The Tech Companies That Want to Cut Remote Workers’ Salaries

 


In the wake of the COVID-19 pandemic, many companies may decide to make work-from-home a permanent option for employees. After all, remote work offers benefits to employees and employers alike. However, some of these firms may attempt to force those remote workers to take a pay cut of some sort, and it’s an open question of how those workers will react.

VMware is the latest company to offer its employees the chance to work from home, even after the pandemic subsides and employees nationwide begin heading back into the office. However, if those employees choose to move to a place with a lower cost of living, they’ll face an adjustment in pay. According to Bloomberg, which quoted anonymous sources within VMware, an employee moving from Palo Alto, California (where VMware is headquartered) to Denver would need to take an 18 percent salary cut; moving to Los Angeles or San Diego would translate into an eight percent cut.

VMware senior vice president of human resources Rich Lang defended the practice by saying that employees who move to more expensive cities could get a raise to compensate for pricier rents and mortgages. When it comes to the U.S., though, Silicon Valley and San Francisco are generally viewed as the most expensive places to live (with New York City close behind), so any adjustments will likely be cuts. Will employees who previously made a certain salary in Silicon Valley see any kind of adjustment as fair?

ServiceNow, which makes cloud-based enterprise software, is also considering whether to adjust the salaries of employees who move from Silicon Valley. The company’s CEO, Bill McDermott, defended the potential to cut salaries. As quoted by Bloomberg:

“I don’t believe we should have an environment where management is not involved with those determinations, because what you could get into here is a situation where employees then become the decision-maker in working literally from anywhere, and you would have a hard time organizing and holding together a culture if that was the case.”

If we’re following McDermott’s logic correctly, not cutting salaries for remote workers in cheaper cities would somehow translate into a weakening of corporate culture.


Meanwhile, Facebook was one of the first tech giants to announce that its employees would no longer have to head into the office on a daily basis; it also stated that employees who moved away from Silicon Valley might need to take that cost-of-living cut. Contrast that with Twitter, which announced its own remote-work plans at roughly the same time — but hasn’t yet said whether employees will see their paychecks reduced if they move away from the West Coast.

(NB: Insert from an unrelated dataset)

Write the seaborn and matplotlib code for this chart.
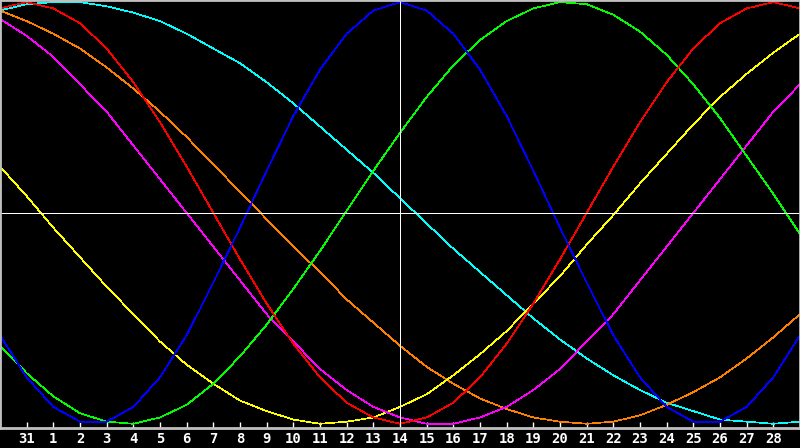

And here’s where things get interesting: According to Dice’s ongoing COVID-19 Sentiment Survey, technologists everywhere are very highly opposed to taking any kind of pay cut in exchange for remote work, especially since the majority have already been doing so for months. In survey after survey, roughly 3 percent have said they’d be willing to take a 15 percent salary cut, while only 1 percent would take a 25 percent cut. Around 76 percent, meanwhile, have said they wouldn’t take any kind of cut in exchange for remote work.

Those numbers suggest that any company trying to take pay away from remote technologists will have a fight on its hands, especially if those technologists have in-demand skills that a company can’t afford to lose. Combine that with the cost of living on the rise in many cities, and things get really complicated.

“It doesn’t matter that ‘pay is always based on location,’” an anonymous technologist at Hulu recently told Blind, which surveys technologists about current issues. “That old way of thinking needs to die because it exploits labor. The employee’s labor provides the same value regardless of the working location. The circumstances changed, so we need to force things to change as well. Don’t accept a pay cut for changing your location. Ask the company tough questions. Is my value to the company less if I live in North Carolina or Colorado? If they won’t budge, quit.”

But some technologists are willing to consider a company’s offer of lesser pay for more geographical freedom. “I’ll gladly do this,” a VMware employee also told Blind. “It’s only a reduction on base, and base makes up half of my TC [total compensation]. So a net 6.5% decrease in my TC to move to a place where houses are 20% of the price and taxes alone make up ~5–6% difference? Sign me up.”